Premier Daniel Andrews, the Minister of Health Jenny Mikakos, and the Chief Health Officer have told Victorians that they have become “too complacent.”

The Chief of Police is muscular about issuing fines with no discretion, regardless of the fact that hardly anyone was fined during the BLM protests. There are coded message that non-Anglo Victorians, especially Muslims, are just not getting it. Yep, it’s our fault.
The Premier has accepted responsibility so now he must stop the spin. Victorians have been through the nation’s toughest lockdown and are now forced into it again.

The failure is a bureaucratic one born of ideology. The screw up was with hotel quarantine, not citizens.

All that citizens have to do is pay taxes, abide with the laws and vote. Self-interest, greed, ignorance, faith, identity, and ideology can all confluence to ramp up stupidity. That is why the state needs to legislate and enforce the law especially in crises.

If we are told we can have 20 people over but not told when or how often, one cannot blame the citizens.

At the core of the crisis is the relationship between government and bureaucracy. Politicians have little power over bureaucrats, regardless of which party, and regardless of what the citizens and media think.

Politicians are linked to their constituents and can only lay out an approach, which the bureaucracy should enact. It is the directors, the departmental secretaries and their underlings who act. Bureaucrats left unchecked undermine democracy. Insiders believe that Department of Human and Health Services (DHHS) has been staffed with the wrong people in the wrong positions. The Chief Health Officer is not a Departmental Secretary, another layer of bureaucracy in a pandemic.

Labor particularly, but not only, find it hard to challenge bureaucracy. This is partly ideological and partly due to self-interest. Labor is keen to enact big social engineering programs and require lots of bureaucrats, of course most of them vote Labor.

Two rare cases of Labor taking on bureaucrats were Gough Whitlam in the 1970s who dismembered a bureaucracy made of old conservatives so that he could enact transformative social programs, and Bob Hawke and Paul Keating in the 1980s who needed a bureaucracy aligned to efficiency and the free market.

In Victoria, Kennett was the last premier to really transform the bureaucracy; to make it accountable, efficient and focused on outcomes. Since then, Labor and Liberal governments have largely placated or feared the bureaucrats.

Now we have a bureaucracy replicating itself and laden with chic identarian politics.
This bureaucracy could not cope with the optics of having the Australian Defence Force personnel or Victoria Police, or Protective Service Officers guarding quarantine hotels.

READ MORE: RMIT academic Tsahuridu says public needs to better understand need for lockdown

Victoria’s deputy Chief Health Officer Annaliese van Diemen made ideological declarations in regard to Captain Cook in the middle of a global pandemic. Where did she get that imprimatur?

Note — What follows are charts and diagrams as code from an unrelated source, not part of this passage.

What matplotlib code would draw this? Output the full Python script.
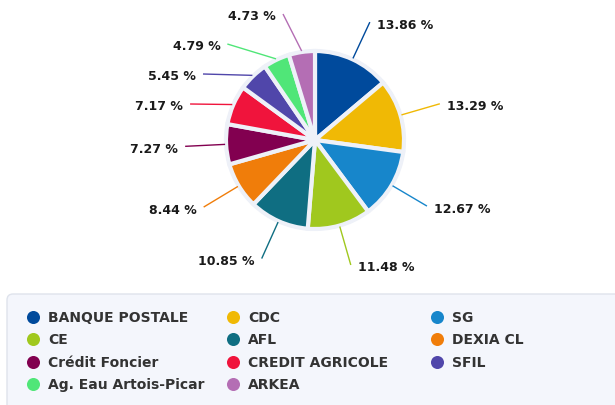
import numpy as np
import matplotlib
matplotlib.use("Agg")
import matplotlib.pyplot as plt
from matplotlib.patches import Circle, FancyBboxPatch

# ---- data ----
categories = ["BANQUE POSTALE", "CDC", "SG", "CE", "AFL", "DEXIA CL",
              "Crédit Foncier", "CREDIT AGRICOLE", "SFIL",
              "Ag. Eau Artois-Picar", "ARKEA"]
values = [13.86, 13.29, 12.67, 11.48, 10.85, 8.44, 7.27, 7.17, 5.45, 4.79, 4.73]
colors = ["#004a9c", "#f0b905", "#1786cb", "#a0c81e", "#0f6e82", "#f07d0a",
          "#820050", "#f0143c", "#5046aa", "#50e678", "#b46eb4"]

W, H = 615, 406
fig = plt.figure(figsize=(W / 100, H / 100), dpi=100)
ax = fig.add_axes([0, 0, 1, 1])

def Y(py):
    return H - py

cx, cy = 315, Y(141)
ring = Circle((cx, cy), 90.5, facecolor="#eef1f8", edgecolor="none", zorder=0)
ax.add_patch(ring)

wedges, _ = ax.pie(values, colors=colors, startangle=90, counterclock=False,
                   center=(cx, cy), radius=89,
                   wedgeprops=dict(edgecolor="#eef1f8", linewidth=3))
ax.set_xlim(0, W)
ax.set_ylim(0, H)
ax.set_aspect("equal")
ax.axis("off")

# ---- data labels with connectors ----
R = 130
spacing = 30
top_bound = Y(15)
infos = []
for w, v, c in zip(wedges, values, colors):
    mid = np.deg2rad((w.theta1 + w.theta2) / 2)
    side = 1 if np.cos(mid) >= 0 else -1
    infos.append(dict(mid=mid, side=side, v=v, c=c,
                      y=cy + R * np.sin(mid)))

for side in (1, -1):
    group = sorted([d for d in infos if d["side"] == side], key=lambda d: -d["y"])
    prev = top_bound + spacing
    for d in group:
        d["y"] = min(d["y"], prev - spacing)
        prev = d["y"]

for d in infos:
    dy = d["y"] - cy
    xe = cx + d["side"] * np.sqrt(max(R ** 2 - dy ** 2, 0))
    xs = cx + 90 * np.cos(d["mid"])
    ys = cy + 90 * np.sin(d["mid"])
    ax.plot([xs, xe], [ys, d["y"]], color=d["c"], lw=1, zorder=1,
            solid_capstyle="butt")
    ax.text(xe + d["side"] * 7, d["y"] - 2, f"{d['v']:.2f} %",
            ha="left" if d["side"] > 0 else "right", va="center",
            fontsize=9, fontweight="bold", color="#1a1a1a",
            family="DejaVu Sans")

# ---- legend ----
box = FancyBboxPatch((7, Y(420)), 640, 125,
                     boxstyle="round,pad=0,rounding_size=6",
                     facecolor="#f4f6fc", edgecolor="#dfe3ec", lw=1, zorder=0)
ax.add_patch(box)
col_x = [33, 233, 437]
row_y0, row_step = 318, 22.3
for i, (name, c) in enumerate(zip(categories, colors)):
    r, k = divmod(i, 3)
    x = col_x[k]
    y = Y(row_y0 + r * row_step)
    ax.scatter([x], [y], s=88, color=c, zorder=3, linewidths=0)
    ax.text(x + 15, y, name, ha="left", va="center", fontsize=10,
            fontweight="bold", color="#333333", family="DejaVu Sans")

fig.savefig("out.png", dpi=100)
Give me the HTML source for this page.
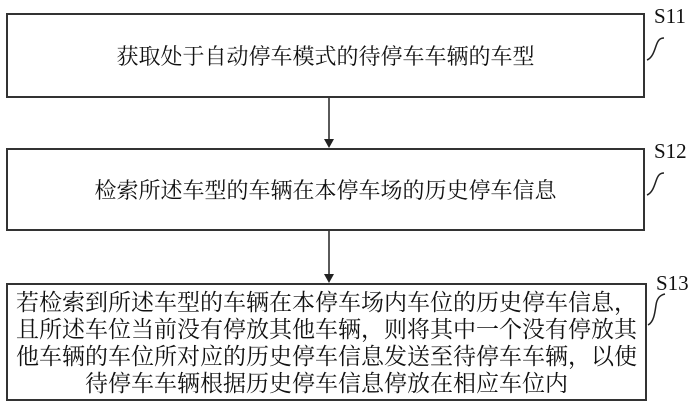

Bureaucrats often say that they are there to “help the government from making mistakes” yet many of the heads of the bureaucracy simply seek to amass their power and influence. As the sociologist Max Weber pointed out a bureaucracy seeks status and power for its own sake. We have seen what corrupt bureaucracy can be like. Chernobyl was a bureaucratic blunder as civil servants were unable to see past their own needs. In China bureaucrats failed to raise the alarm fast enough on COVID-19 for fear of losing favour with the Party.

Bureaucrats in Victoria, in a desire be uber woke, have effectively caused a second spike and closed down the state for six weeks. Their blunder will be paid for by the government and the people, not the bureaucracy.
Calls for Premier Andrews to step down are theatre. It’s the Opposition’s job to call for step-downs. If Labor were in Opposition they would be calling for a premier to step down. It is easier to be in Opposition now.

Premier Andrews has dealt with COVID19 pandemic well enough, but he and his team need to stop gaslighting Victorians and protecting the bureaucracy behind a judicial inquiry. Mr Andrews could establish a bipartisan commission to manage the pandemic and appoint a czar who is distant from the bureaucracy and someone who is acceptable to Labor and the LNP.

It could be a retired general, or an ex-high-ranking police officer, a retired politician or retired judge – someone who has gravitas and can deal with complexity. Someone that has no desire to be ideologically, nor give-in to bureaucrats, especially the DHHS.
A bipartisan commission may be the beginning of bureaucratic reform. That is unless there is something much bigger to hide.